▶ **Objective**:
Print, word for word, every line from the beginning of the listing up to and including the line with "0.480, 0.469, 0.459];". Pictures are to be excluded.

* begin Supplied information *

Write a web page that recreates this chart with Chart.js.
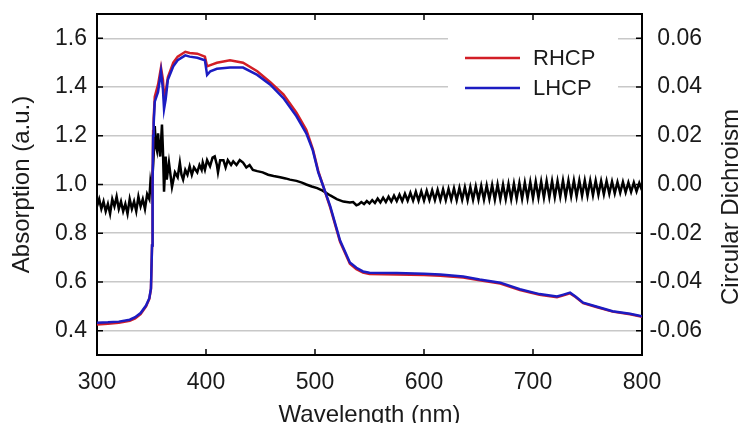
<!DOCTYPE html>
<html lang="en">
<head>
    <meta charset="UTF-8">
    <title>Absorption / Circular Dichroism</title>
    <script src="https://cdn.jsdelivr.net/npm/chart.js"></script>
    <style>
        body {
            margin: 0;
            background: #fff;
        }
        .chart-container {
            width: 745px;
            height: 423px;
            position: relative;
        }
    </style>
</head>
<body>
    <div class="chart-container">
        <canvas id="cdChart"></canvas>
    </div>

    <script>
        // wavelengths (nm) for the two absorption curves
        const absWl = [300, 310, 320, 330, 335, 340, 345, 348, 349.5, 350.5, 351, 351.5, 352, 353, 356, 358.7, 360.5, 361.5, 363, 365,
            370, 374, 381, 385, 392, 399, 401, 404, 410, 422, 434, 447, 459, 471, 483, 492, 498, 503, 507, 514,
            523, 532, 538, 544, 550, 575, 600, 615, 636, 651, 670, 688, 706, 722, 728, 734, 739, 746, 758, 773, 789, 800];
        const rhcp = [0.425, 0.428, 0.432, 0.44, 0.45, 0.468, 0.50, 0.53, 0.57, 0.75, 1.0, 1.22, 1.27, 1.36, 1.41, 1.48, 1.43, 1.36, 1.38, 1.44,
            1.50, 1.525, 1.545, 1.54, 1.537, 1.525, 1.485, 1.49, 1.50, 1.51, 1.50, 1.465, 1.42, 1.37, 1.295, 1.225, 1.145, 1.055, 1.0, 0.905,
            0.765, 0.675, 0.652, 0.638, 0.633, 0.631, 0.628, 0.625, 0.618, 0.607, 0.593, 0.567, 0.547, 0.537, 0.545, 0.553, 0.538, 0.513, 0.497, 0.478, 0.467, 0.457];
        const lhcp = [0.432, 0.434, 0.437, 0.445, 0.455, 0.472, 0.503, 0.533, 0.573, 0.75, 1.0, 1.2, 1.25, 1.34, 1.38, 1.465, 1.39, 1.31, 1.35, 1.43,
            1.485, 1.51, 1.53, 1.525, 1.52, 1.51, 1.45, 1.465, 1.475, 1.48, 1.48, 1.45, 1.41, 1.355, 1.28, 1.21, 1.14, 1.05, 1.0, 0.91,
            0.77, 0.68, 0.658, 0.643, 0.638, 0.637, 0.634, 0.630, 0.622, 0.610, 0.597, 0.570, 0.550, 0.540, 0.548, 0.556, 0.540, 0.515, 0.499, 0.480, 0.469, 0.459];

        // circular dichroism (right axis)
        const cdWl = [300, 302, 304, 306, 308, 310, 312, 314, 316, 318, 320, 322, 324, 326, 328, 330, 332, 334, 336, 338,
            340, 342, 344, 346, 348, 349, 350, 351, 352, 353, 354, 355, 356, 357, 358, 359.6, 360.5, 361.5, 363, 364,
            366, 368.8, 371.5, 374, 376, 377.5, 379, 381, 383, 385, 387, 389, 392, 394, 396, 397, 399, 401, 403.7, 406,
            408, 410, 411, 413, 416, 418, 420, 423, 425, 428, 431, 434, 437, 440, 443, 447, 452, 457, 462, 468,
            473, 477, 483, 488, 492, 497, 502, 507, 514, 520, 526, 532, 535, 538,
            540, 542.5, 545, 547.5, 550, 552.5, 555, 557.5, 560, 562.5, 565, 567.5, 570, 572.5, 575, 577.5, 580, 582.5, 585, 587.5,
            590, 592.5, 595, 597.5, 600, 602.5, 605, 607.5, 610, 612.5, 615, 617.5, 620, 622.5, 625, 627.5, 630, 632.5, 635, 637.5,
            640, 642.5, 645, 647.5, 650, 652.5, 655, 657.5, 660, 662.5, 665, 667.5, 670, 672.5, 675, 677.5, 680, 682.5, 685, 687.5,
            690, 692.5, 695, 697.5, 700, 702.5, 705, 707.5, 710, 712.5, 715, 717.5, 720, 722.5, 725, 727.5, 730, 732.5, 735, 737.5,
            740, 742.5, 745, 747.5, 750, 752.5, 755, 757.5, 760, 762.5, 765, 767.5, 770, 772.5, 775, 777.5, 780, 782.5, 785, 787.5,
            790, 792.5, 795, 797.5, 800];
        const cdVal = [-0.009, -0.006, -0.010, -0.007, -0.011, -0.008, -0.012, -0.006, -0.009, -0.005, -0.010, -0.007, -0.011, -0.008, -0.012, -0.006, -0.010, -0.007, -0.011, -0.005,
            -0.009, -0.006, -0.010, -0.004, -0.006, 0.001, -0.002, 0.004, 0.012, 0.024, 0.016, 0.014, 0.021, 0.015, 0.0115, 0.0246, 0.014, -0.003, 0.0115, 0.002,
            0.009, -0.001, 0.005, 0.003, 0.009, 0.004, 0.002, 0.006, 0.004, 0.0075, 0.004, 0.007, 0.005, 0.008, 0.006, 0.009, 0.006, 0.010, 0.0075, 0.011,
            0.0115, 0.008, 0.005, 0.010, 0.010, 0.007, 0.010, 0.008, 0.0095, 0.008, 0.010, 0.009, 0.007, 0.008, 0.006, 0.0055, 0.005, 0.004, 0.0035, 0.003,
            0.0025, 0.002, 0.0015, 0.0008, 0.0, -0.0008, -0.0015, -0.0025, -0.0045, -0.006, -0.007, -0.0074, -0.0072, -0.0085,
            -0.0082, -0.0072, -0.0080, -0.0068, -0.0078, -0.0064, -0.0076, -0.0058, -0.0074, -0.0054, -0.0072, -0.0050, -0.0070, -0.0046, -0.0068, -0.0042, -0.0068, -0.0038, -0.0066, -0.0034,
            -0.0066, -0.0030, -0.0066, -0.0028, -0.0066, -0.0026, -0.0064, -0.0024, -0.0064, -0.0022, -0.0064, -0.0020, -0.0064, -0.0018, -0.0062, -0.0016, -0.0064, -0.0014, -0.0062, -0.0012,
            -0.0064, -0.0010, -0.0062, -0.0008, -0.0062, -0.0006, -0.0062, -0.0004, -0.0060, -0.0002, -0.0062, 0.0000, -0.0060, 0.0000, -0.0060, 0.0002, -0.0060, 0.0004, -0.0058, 0.0006,
            -0.0058, 0.0008, -0.0056, 0.0010, -0.0056, 0.0012, -0.0054, 0.0012, -0.0054, 0.0014, -0.0052, 0.0014, -0.0052, 0.0014, -0.0050, 0.0016, -0.0050, 0.0016, -0.0048, 0.0016,
            -0.0048, 0.0016, -0.0046, 0.0016, -0.0046, 0.0016, -0.0044, 0.0016, -0.0042, 0.0014, -0.0040, 0.0014, -0.0038, 0.0012, -0.0036, 0.0010, -0.0034, 0.0010, -0.0032, 0.0008,
            -0.0030, 0.0008, -0.0028, 0.0006, -0.0024];

        const xTicks = [300, 400, 500, 600, 700, 800];
        const leftTicks = [0.4, 0.6, 0.8, 1.0, 1.2, 1.4, 1.6];
        const rightTicks = [-0.06, -0.04, -0.02, 0.00, 0.02, 0.04, 0.06];
        const rightTitle = 'Circular Dichroism';

        const FONT = 'Arial, "Liberation Sans", sans-serif';

        function pts(xs, ys) {
            return xs.map((x, i) => ({ x: x, y: ys[i] }));
        }

        // short tick marks pointing into the plot, on all four sides
        const innerTicks = {
            id: 'innerTicks',
            afterDraw(chart) {
                const { ctx, chartArea: a, scales } = chart;
                const len = 6;
                ctx.save();
                ctx.strokeStyle = '#000';
                ctx.lineWidth = 1.5;
                ctx.beginPath();
                xTicks.forEach(v => {
                    const px = scales.x.getPixelForValue(v);
                    ctx.moveTo(px, a.bottom); ctx.lineTo(px, a.bottom - len);
                    ctx.moveTo(px, a.top); ctx.lineTo(px, a.top + len);
                });
                leftTicks.forEach(v => {
                    const py = scales.y.getPixelForValue(v);
                    ctx.moveTo(a.left, py); ctx.lineTo(a.left + len, py);
                });
                rightTicks.forEach(v => {
                    const py = scales.y2.getPixelForValue(v);
                    ctx.moveTo(a.right, py); ctx.lineTo(a.right - len, py);
                });
                ctx.stroke();

                // right axis title reads bottom to top, like the left one
                ctx.font = '24px ' + FONT;
                ctx.fillStyle = '#1a1a1a';
                ctx.textAlign = 'center';
                ctx.textBaseline = 'middle';
                ctx.translate(731, 207);
                ctx.rotate(-Math.PI / 2);
                ctx.fillText(rightTitle, 0, 0);
                ctx.restore();
            }
        };

        // legend box inside the plot (white box hides the grid behind it)
        const boxLegend = {
            id: 'boxLegend',
            beforeDatasetsDraw(chart) {
                const ctx = chart.ctx;
                ctx.save();
                ctx.fillStyle = '#fff';
                ctx.fillRect(448, 28, 170, 72);
                ctx.restore();
            },
            afterDraw(chart) {
                const ctx = chart.ctx;
                const items = chart.data.datasets.filter(d => d.inLegend);
                ctx.save();
                ctx.font = '22px ' + FONT;
                ctx.textBaseline = 'middle';
                ctx.fillStyle = '#1a1a1a';
                items.forEach((d, i) => {
                    const y = 58 + i * 30;
                    ctx.strokeStyle = d.borderColor;
                    ctx.lineWidth = 2.5;
                    ctx.beginPath();
                    ctx.moveTo(465, y); ctx.lineTo(520, y);
                    ctx.stroke();
                    ctx.fillText(d.label, 533, y + 1);
                });
                ctx.restore();
            }
        };

        const noPad = s => { s.paddingTop = 0; s.paddingBottom = 0; };

        const ctx = document.getElementById('cdChart').getContext('2d');
        new Chart(ctx, {
            type: 'line',
            data: {
                datasets: [
                    {
                        label: 'CD',
                        data: pts(cdWl, cdVal),
                        yAxisID: 'y2',
                        borderColor: '#000',
                        borderWidth: 2.5,
                        order: 3
                    },
                    {
                        label: 'RHCP',
                        inLegend: true,
                        data: pts(absWl, rhcp),
                        yAxisID: 'y',
                        borderColor: '#d21e26',
                        borderWidth: 2.5,
                        order: 2
                    },
                    {
                        label: 'LHCP',
                        inLegend: true,
                        data: pts(absWl, lhcp),
                        yAxisID: 'y',
                        borderColor: '#1c1cc2',
                        borderWidth: 2.5,
                        order: 1
                    }
                ]
            },
            options: {
                responsive: true,
                maintainAspectRatio: false,
                animation: false,
                layout: { padding: { top: 0, right: 43, bottom: 0, left: 0 } },
                elements: { point: { radius: 0 }, line: { tension: 0 } },
                plugins: { legend: { display: false }, tooltip: { enabled: false } },
                scales: {
                    x: {
                        type: 'linear',
                        position: 'bottom',
                        min: 300,
                        max: 800,
                        afterBuildTicks: s => { s.ticks = xTicks.map(v => ({ value: v })); },
                        afterFit: s => { s.height = 68; },
                        grid: { display: false, drawTicks: false },
                        border: { display: true, color: '#000', width: 2 },
                        ticks: { font: { family: FONT, size: 23 }, color: '#1a1a1a', padding: 14, maxRotation: 0 },
                        title: {
                            display: true,
                            text: 'Wavelength (nm)',
                            font: { family: FONT, size: 24 },
                            color: '#1a1a1a',
                            padding: { top: -7, bottom: -7 }
                        }
                    },
                    xTop: {
                        type: 'linear',
                        position: 'top',
                        min: 300,
                        max: 800,
                        afterFit: s => { s.height = 14; },
                        grid: { display: false, drawTicks: false },
                        border: { display: true, color: '#000', width: 2 },
                        ticks: { display: false }
                    },
                    y: {
                        type: 'linear',
                        position: 'left',
                        min: 0.3,
                        max: 1.7,
                        afterBuildTicks: s => { s.ticks = leftTicks.map(v => ({ value: v })); },
                        afterFit: s => { s.width = 97; noPad(s); },
                        grid: { color: '#c8c8c8', lineWidth: 1.5, drawTicks: false },
                        border: { display: true, color: '#000', width: 2 },
                        ticks: {
                            font: { family: FONT, size: 23 },
                            color: '#1a1a1a',
                            padding: 10,
                            callback: v => v.toFixed(1)
                        },
                        title: {
                            display: true,
                            text: 'Absorption (a.u.)',
                            font: { family: FONT, size: 24 },
                            color: '#1a1a1a',
                            padding: { top: 8, bottom: 8 }
                        }
                    },
                    y2: {
                        type: 'linear',
                        position: 'right',
                        min: -0.07,
                        max: 0.07,
                        afterBuildTicks: s => { s.ticks = rightTicks.map(v => ({ value: v })); },
                        afterFit: s => { s.width = 60; noPad(s); },
                        grid: { display: false, drawTicks: false },
                        border: { display: true, color: '#000', width: 2 },
                        ticks: {
                            font: { family: FONT, size: 23 },
                            color: '#1a1a1a',
                            crossAlign: 'far',
                            callback: v => v.toFixed(2)
                        }
                    }
                }
            },
            plugins: [innerTicks, boxLegend]
        });
    </script>
</body>
</html>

* end Supplied information *

▶ **Response to the exercise**:
Write a web page that recreates this chart with Chart.js.
<!DOCTYPE html>
<html lang="en">
<head>
    <meta charset="UTF-8">
    <title>Absorption / Circular Dichroism</title>
    <script src="https://cdn.jsdelivr.net/npm/chart.js"></script>
    <style>
        body {
            margin: 0;
            background: #fff;
        }
        .chart-container {
            width: 745px;
            height: 423px;
            position: relative;
        }
    </style>
</head>
<body>
    <div class="chart-container">
        <canvas id="cdChart"></canvas>
    </div>

    <script>
        // wavelengths (nm) for the two absorption curves
        const absWl = [300, 310, 320, 330, 335, 340, 345, 348, 349.5, 350.5, 351, 351.5, 352, 353, 356, 358.7, 360.5, 361.5, 363, 365,
            370, 374, 381, 385, 392, 399, 401, 404, 410, 422, 434, 447, 459, 471, 483, 492, 498, 503, 507, 514,
            523, 532, 538, 544, 550, 575, 600, 615, 636, 651, 670, 688, 706, 722, 728, 734, 739, 746, 758, 773, 789, 800];
        const rhcp = [0.425, 0.428, 0.432, 0.44, 0.45, 0.468, 0.50, 0.53, 0.57, 0.75, 1.0, 1.22, 1.27, 1.36, 1.41, 1.48, 1.43, 1.36, 1.38, 1.44,
            1.50, 1.525, 1.545, 1.54, 1.537, 1.525, 1.485, 1.49, 1.50, 1.51, 1.50, 1.465, 1.42, 1.37, 1.295, 1.225, 1.145, 1.055, 1.0, 0.905,
            0.765, 0.675, 0.652, 0.638, 0.633, 0.631, 0.628, 0.625, 0.618, 0.607, 0.593, 0.567, 0.547, 0.537, 0.545, 0.553, 0.538, 0.513, 0.497, 0.478, 0.467, 0.457];
        const lhcp = [0.432, 0.434, 0.437, 0.445, 0.455, 0.472, 0.503, 0.533, 0.573, 0.75, 1.0, 1.2, 1.25, 1.34, 1.38, 1.465, 1.39, 1.31, 1.35, 1.43,
            1.485, 1.51, 1.53, 1.525, 1.52, 1.51, 1.45, 1.465, 1.475, 1.48, 1.48, 1.45, 1.41, 1.355, 1.28, 1.21, 1.14, 1.05, 1.0, 0.91,
            0.77, 0.68, 0.658, 0.643, 0.638, 0.637, 0.634, 0.630, 0.622, 0.610, 0.597, 0.570, 0.550, 0.540, 0.548, 0.556, 0.540, 0.515, 0.499, 0.480, 0.469, 0.459];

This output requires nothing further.